[Raw records]
.....
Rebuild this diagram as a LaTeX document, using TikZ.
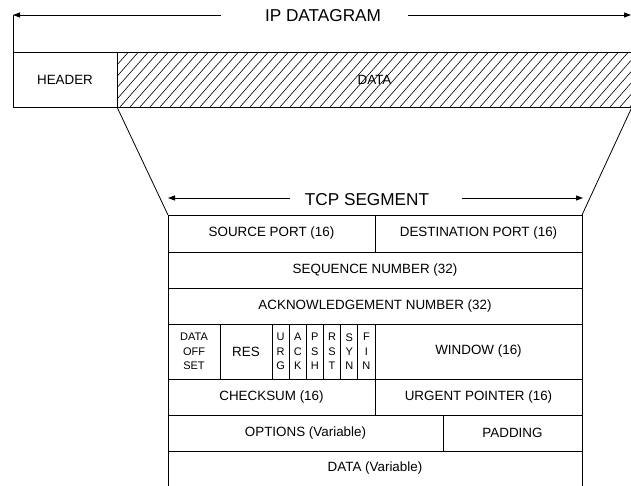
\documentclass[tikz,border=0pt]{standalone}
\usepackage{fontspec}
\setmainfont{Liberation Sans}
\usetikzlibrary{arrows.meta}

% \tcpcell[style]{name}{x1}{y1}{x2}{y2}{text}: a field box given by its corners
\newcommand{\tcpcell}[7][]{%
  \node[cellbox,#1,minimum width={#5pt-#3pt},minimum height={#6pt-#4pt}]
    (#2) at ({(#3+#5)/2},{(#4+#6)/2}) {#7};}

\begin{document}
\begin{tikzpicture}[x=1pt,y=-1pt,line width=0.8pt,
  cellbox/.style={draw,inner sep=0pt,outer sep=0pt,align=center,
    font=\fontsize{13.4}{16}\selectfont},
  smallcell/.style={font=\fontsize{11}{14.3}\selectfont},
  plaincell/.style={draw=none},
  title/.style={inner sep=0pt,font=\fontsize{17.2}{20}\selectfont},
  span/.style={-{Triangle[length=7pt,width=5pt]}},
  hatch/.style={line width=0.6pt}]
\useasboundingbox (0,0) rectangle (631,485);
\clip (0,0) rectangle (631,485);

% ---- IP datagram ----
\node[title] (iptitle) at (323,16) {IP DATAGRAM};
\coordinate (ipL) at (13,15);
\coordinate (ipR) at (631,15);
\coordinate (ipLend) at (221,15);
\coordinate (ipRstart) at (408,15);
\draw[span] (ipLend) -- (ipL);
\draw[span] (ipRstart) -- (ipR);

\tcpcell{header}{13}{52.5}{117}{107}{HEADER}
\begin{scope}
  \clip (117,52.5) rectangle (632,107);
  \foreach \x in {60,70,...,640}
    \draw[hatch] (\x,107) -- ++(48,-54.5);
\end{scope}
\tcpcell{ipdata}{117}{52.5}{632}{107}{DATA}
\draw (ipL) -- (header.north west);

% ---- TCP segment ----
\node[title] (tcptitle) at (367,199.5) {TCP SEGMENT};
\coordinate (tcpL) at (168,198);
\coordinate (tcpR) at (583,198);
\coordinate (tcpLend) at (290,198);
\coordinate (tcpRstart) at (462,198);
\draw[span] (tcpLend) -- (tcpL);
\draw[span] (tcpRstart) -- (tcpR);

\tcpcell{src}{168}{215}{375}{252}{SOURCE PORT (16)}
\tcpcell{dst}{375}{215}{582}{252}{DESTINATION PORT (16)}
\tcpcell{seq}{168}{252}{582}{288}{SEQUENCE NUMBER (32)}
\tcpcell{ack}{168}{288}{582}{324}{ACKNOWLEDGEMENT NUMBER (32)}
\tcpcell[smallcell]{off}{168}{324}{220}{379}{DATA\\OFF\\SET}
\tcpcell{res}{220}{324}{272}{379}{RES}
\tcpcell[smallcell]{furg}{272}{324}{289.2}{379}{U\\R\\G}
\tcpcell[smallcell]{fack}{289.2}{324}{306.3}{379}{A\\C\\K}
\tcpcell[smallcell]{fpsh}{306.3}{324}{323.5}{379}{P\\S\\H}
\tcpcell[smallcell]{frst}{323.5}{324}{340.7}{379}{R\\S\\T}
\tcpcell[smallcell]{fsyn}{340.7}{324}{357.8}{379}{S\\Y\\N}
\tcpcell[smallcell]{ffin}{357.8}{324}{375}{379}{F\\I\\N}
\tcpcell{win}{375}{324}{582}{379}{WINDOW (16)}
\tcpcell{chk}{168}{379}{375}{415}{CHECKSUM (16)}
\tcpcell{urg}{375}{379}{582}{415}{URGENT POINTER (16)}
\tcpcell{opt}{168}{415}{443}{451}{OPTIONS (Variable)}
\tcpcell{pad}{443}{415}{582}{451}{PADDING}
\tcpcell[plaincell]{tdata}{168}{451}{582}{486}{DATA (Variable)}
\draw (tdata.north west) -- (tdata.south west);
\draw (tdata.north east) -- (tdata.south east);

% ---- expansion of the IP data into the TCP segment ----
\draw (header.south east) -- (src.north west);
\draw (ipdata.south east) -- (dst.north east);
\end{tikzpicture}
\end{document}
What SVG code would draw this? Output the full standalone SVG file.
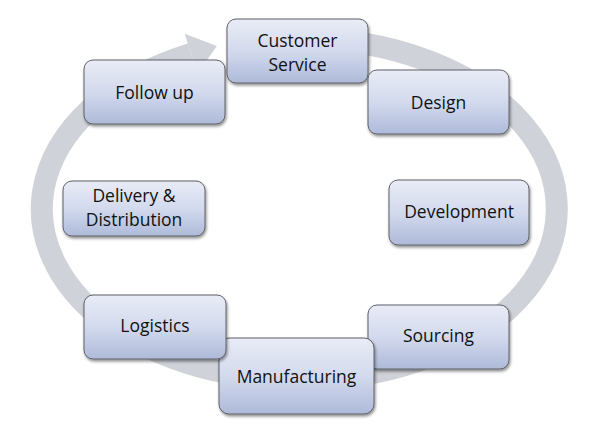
.....
• Exercise description:
Output the data above without changes, apart from leaving out the pictures.

• Written solution:
Rebuild this diagram as a LaTeX document, using TikZ.
\documentclass[tikz,border=0pt]{standalone}
\usepackage{fontspec}
\setmainfont{Liberation Sans}
\usetikzlibrary{arrows.meta}

% \tcpcell[style]{name}{x1}{y1}{x2}{y2}{text}: a field box given by its corners
\newcommand{\tcpcell}[7][]{%
  \node[cellbox,#1,minimum width={#5pt-#3pt},minimum height={#6pt-#4pt}]
    (#2) at ({(#3+#5)/2},{(#4+#6)/2}) {#7};}

\begin{document}
\begin{tikzpicture}[x=1pt,y=-1pt,line width=0.8pt,
  cellbox/.style={draw,inner sep=0pt,outer sep=0pt,align=center,
    font=\fontsize{13.4}{16}\selectfont},
  smallcell/.style={font=\fontsize{11}{14.3}\selectfont},
  plaincell/.style={draw=none},
  title/.style={inner sep=0pt,font=\fontsize{17.2}{20}\selectfont},
  span/.style={-{Triangle[length=7pt,width=5pt]}},
  hatch/.style={line width=0.6pt}]
\useasboundingbox (0,0) rectangle (631,485);
\clip (0,0) rectangle (631,485);

% ---- IP datagram ----
\node[title] (iptitle) at (323,16) {IP DATAGRAM};
\coordinate (ipL) at (13,15);
\coordinate (ipR) at (631,15);
\coordinate (ipLend) at (221,15);
\coordinate (ipRstart) at (408,15);
\draw[span] (ipLend) -- (ipL);
\draw[span] (ipRstart) -- (ipR);

\tcpcell{header}{13}{52.5}{117}{107}{HEADER}
\begin{scope}
  \clip (117,52.5) rectangle (632,107);
  \foreach \x in {60,70,...,640}
    \draw[hatch] (\x,107) -- ++(48,-54.5);
\end{scope}
\tcpcell{ipdata}{117}{52.5}{632}{107}{DATA}
\draw (ipL) -- (header.north west);

% ---- TCP segment ----
\node[title] (tcptitle) at (367,199.5) {TCP SEGMENT};
\coordinate (tcpL) at (168,198);
\coordinate (tcpR) at (583,198);
\coordinate (tcpLend) at (290,198);
\coordinate (tcpRstart) at (462,198);
\draw[span] (tcpLend) -- (tcpL);
\draw[span] (tcpRstart) -- (tcpR);

\tcpcell{src}{168}{215}{375}{252}{SOURCE PORT (16)}
\tcpcell{dst}{375}{215}{582}{252}{DESTINATION PORT (16)}
\tcpcell{seq}{168}{252}{582}{288}{SEQUENCE NUMBER (32)}
\tcpcell{ack}{168}{288}{582}{324}{ACKNOWLEDGEMENT NUMBER (32)}
\tcpcell[smallcell]{off}{168}{324}{220}{379}{DATA\\OFF\\SET}
\tcpcell{res}{220}{324}{272}{379}{RES}
\tcpcell[smallcell]{furg}{272}{324}{289.2}{379}{U\\R\\G}
\tcpcell[smallcell]{fack}{289.2}{324}{306.3}{379}{A\\C\\K}
\tcpcell[smallcell]{fpsh}{306.3}{324}{323.5}{379}{P\\S\\H}
\tcpcell[smallcell]{frst}{323.5}{324}{340.7}{379}{R\\S\\T}
\tcpcell[smallcell]{fsyn}{340.7}{324}{357.8}{379}{S\\Y\\N}
\tcpcell[smallcell]{ffin}{357.8}{324}{375}{379}{F\\I\\N}
\tcpcell{win}{375}{324}{582}{379}{WINDOW (16)}
\tcpcell{chk}{168}{379}{375}{415}{CHECKSUM (16)}
\tcpcell{urg}{375}{379}{582}{415}{URGENT POINTER (16)}
\tcpcell{opt}{168}{415}{443}{451}{OPTIONS (Variable)}
\tcpcell{pad}{443}{415}{582}{451}{PADDING}
\tcpcell[plaincell]{tdata}{168}{451}{582}{486}{DATA (Variable)}
\draw (tdata.north west) -- (tdata.south west);
\draw (tdata.north east) -- (tdata.south east);

% ---- expansion of the IP data into the TCP segment ----
\draw (header.south east) -- (src.north west);
\draw (ipdata.south east) -- (dst.north east);
\end{tikzpicture}
\end{document}
What SVG code would draw this? Output the full standalone SVG file.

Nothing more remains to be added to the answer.